Job
Scan the records below for the line with "Write the Bokeh code for this chart." and the line with "from bokeh.resources import INLINE", and retype that range exactly, both ends included, pictures excepted.

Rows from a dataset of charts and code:
□ □ □ □

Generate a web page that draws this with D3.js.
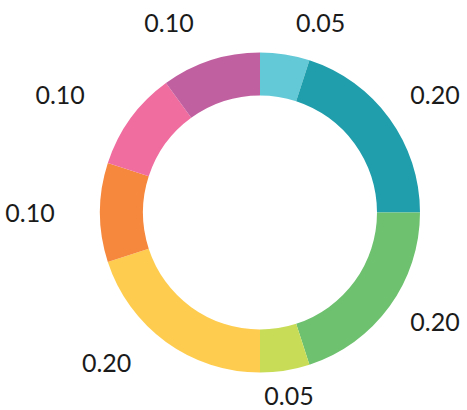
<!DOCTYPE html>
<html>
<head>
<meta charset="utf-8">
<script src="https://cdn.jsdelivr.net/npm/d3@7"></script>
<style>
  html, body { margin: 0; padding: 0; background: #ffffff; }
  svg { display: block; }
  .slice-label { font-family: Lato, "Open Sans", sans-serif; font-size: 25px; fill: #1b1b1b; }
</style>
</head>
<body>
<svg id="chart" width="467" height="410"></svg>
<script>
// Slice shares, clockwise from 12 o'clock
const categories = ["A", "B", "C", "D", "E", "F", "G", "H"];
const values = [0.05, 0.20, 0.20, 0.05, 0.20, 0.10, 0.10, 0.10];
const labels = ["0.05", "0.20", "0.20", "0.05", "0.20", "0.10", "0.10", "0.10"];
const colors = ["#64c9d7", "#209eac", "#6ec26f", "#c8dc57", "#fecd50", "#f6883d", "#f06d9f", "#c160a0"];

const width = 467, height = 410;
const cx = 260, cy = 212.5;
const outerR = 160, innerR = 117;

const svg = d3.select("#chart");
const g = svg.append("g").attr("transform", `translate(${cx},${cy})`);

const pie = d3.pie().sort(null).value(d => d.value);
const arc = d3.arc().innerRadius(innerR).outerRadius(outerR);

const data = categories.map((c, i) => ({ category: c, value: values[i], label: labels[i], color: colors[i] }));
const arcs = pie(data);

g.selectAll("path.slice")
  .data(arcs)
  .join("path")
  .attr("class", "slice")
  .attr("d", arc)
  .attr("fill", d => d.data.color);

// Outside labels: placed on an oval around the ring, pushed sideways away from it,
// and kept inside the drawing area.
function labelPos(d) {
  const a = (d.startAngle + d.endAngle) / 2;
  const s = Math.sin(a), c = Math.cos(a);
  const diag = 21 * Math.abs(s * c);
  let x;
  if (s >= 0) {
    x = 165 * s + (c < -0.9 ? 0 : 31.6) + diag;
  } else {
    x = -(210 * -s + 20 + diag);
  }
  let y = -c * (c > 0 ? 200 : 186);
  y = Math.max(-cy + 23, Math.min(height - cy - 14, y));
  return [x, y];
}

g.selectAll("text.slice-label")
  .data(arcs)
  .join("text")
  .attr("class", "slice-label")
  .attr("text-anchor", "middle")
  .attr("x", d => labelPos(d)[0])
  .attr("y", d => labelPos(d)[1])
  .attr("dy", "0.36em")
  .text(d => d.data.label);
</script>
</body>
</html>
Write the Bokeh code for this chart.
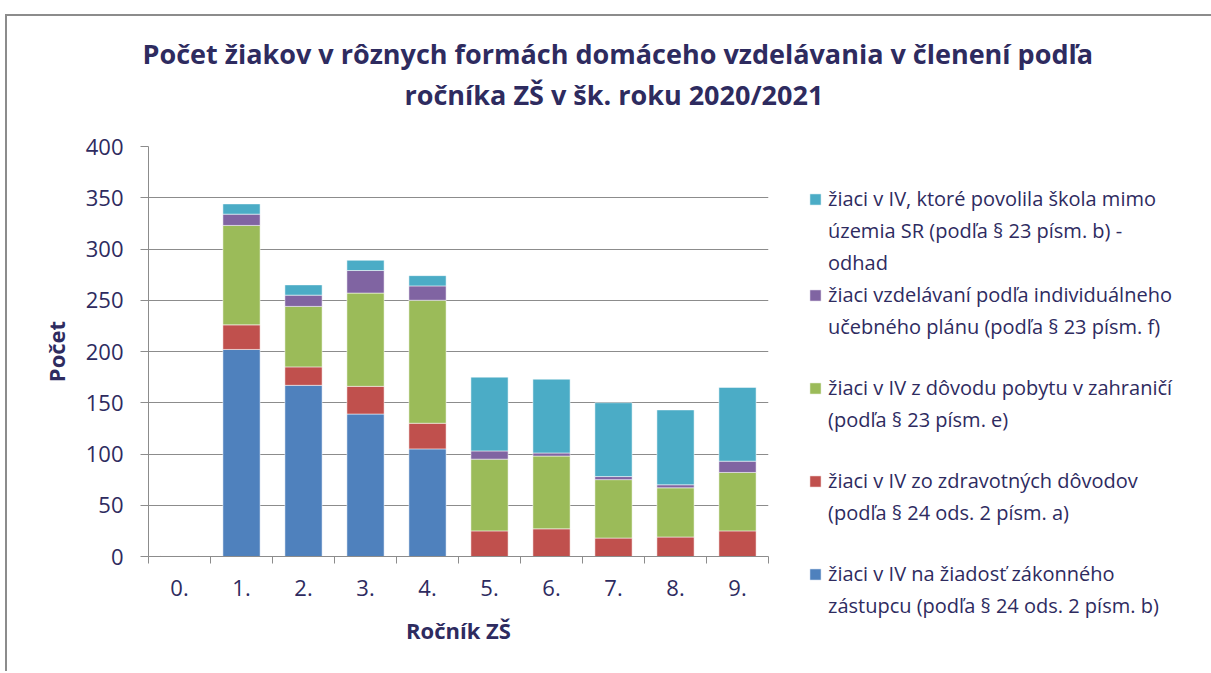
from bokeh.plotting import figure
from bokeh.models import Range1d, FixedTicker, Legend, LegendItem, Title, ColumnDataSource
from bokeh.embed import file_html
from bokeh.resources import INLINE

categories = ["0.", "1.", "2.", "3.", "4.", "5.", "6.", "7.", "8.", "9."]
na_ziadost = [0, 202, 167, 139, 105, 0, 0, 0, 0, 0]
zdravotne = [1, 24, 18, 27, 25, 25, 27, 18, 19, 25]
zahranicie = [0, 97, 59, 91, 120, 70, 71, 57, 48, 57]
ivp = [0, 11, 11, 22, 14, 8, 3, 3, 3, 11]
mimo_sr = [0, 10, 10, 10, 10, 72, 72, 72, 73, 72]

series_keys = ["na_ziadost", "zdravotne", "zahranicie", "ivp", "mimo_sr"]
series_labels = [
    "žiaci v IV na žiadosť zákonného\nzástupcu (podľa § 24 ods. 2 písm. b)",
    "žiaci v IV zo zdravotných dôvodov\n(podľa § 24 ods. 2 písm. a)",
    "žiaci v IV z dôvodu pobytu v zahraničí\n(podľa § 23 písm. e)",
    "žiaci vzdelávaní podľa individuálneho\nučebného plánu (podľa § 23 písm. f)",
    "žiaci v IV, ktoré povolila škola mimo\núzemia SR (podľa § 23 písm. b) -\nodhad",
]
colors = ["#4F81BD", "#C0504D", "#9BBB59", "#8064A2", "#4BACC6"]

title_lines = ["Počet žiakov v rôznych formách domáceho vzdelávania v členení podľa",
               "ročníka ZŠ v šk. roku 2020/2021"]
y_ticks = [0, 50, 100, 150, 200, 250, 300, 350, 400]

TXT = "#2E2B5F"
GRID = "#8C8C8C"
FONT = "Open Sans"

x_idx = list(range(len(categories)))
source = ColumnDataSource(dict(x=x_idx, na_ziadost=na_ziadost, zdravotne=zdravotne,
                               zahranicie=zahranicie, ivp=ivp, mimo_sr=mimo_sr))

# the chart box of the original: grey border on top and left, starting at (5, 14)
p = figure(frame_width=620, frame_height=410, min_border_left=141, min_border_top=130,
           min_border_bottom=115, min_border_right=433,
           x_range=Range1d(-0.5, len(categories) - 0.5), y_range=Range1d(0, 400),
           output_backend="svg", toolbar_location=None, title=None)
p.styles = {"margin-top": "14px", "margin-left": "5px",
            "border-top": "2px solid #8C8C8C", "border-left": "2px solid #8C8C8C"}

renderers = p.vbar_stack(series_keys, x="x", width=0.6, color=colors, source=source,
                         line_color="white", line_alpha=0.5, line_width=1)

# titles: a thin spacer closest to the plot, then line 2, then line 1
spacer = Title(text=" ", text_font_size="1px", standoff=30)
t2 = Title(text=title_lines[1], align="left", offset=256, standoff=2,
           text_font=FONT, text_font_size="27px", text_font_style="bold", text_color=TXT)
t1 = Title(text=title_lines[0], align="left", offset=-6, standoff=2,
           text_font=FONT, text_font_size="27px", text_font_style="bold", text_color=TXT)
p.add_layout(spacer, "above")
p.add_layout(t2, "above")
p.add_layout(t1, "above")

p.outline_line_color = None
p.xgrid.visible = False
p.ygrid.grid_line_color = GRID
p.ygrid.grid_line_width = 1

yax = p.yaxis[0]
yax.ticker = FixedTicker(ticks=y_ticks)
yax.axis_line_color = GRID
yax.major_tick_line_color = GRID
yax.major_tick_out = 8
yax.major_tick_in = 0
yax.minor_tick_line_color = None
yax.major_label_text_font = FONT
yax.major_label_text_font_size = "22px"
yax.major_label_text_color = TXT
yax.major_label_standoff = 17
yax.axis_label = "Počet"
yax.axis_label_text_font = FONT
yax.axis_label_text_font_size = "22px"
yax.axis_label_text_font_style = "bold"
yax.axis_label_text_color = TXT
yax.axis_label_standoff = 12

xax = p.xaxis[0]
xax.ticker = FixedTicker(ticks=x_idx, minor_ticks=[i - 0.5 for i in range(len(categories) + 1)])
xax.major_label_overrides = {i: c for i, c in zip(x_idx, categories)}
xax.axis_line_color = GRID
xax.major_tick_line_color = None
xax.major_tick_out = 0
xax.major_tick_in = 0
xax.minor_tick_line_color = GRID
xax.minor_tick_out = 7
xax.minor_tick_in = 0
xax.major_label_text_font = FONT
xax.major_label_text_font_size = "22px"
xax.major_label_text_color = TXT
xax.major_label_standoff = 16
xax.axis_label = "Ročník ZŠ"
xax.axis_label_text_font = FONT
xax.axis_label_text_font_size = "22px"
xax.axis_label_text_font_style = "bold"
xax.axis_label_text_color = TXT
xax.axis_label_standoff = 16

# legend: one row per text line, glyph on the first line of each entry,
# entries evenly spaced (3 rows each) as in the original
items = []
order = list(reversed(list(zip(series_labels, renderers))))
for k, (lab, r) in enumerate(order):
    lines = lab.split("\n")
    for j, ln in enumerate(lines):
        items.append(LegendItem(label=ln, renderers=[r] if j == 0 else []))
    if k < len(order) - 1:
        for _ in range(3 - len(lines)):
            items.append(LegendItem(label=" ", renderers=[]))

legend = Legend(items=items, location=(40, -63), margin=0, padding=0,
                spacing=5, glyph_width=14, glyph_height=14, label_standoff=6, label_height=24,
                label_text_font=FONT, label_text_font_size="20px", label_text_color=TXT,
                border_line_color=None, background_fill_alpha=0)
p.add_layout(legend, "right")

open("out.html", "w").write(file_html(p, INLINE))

□ □ □ □

Response
Write the Bokeh code for this chart.
from bokeh.plotting import figure
from bokeh.models import Range1d, FixedTicker, Legend, LegendItem, Title, ColumnDataSource
from bokeh.embed import file_html
from bokeh.resources import INLINE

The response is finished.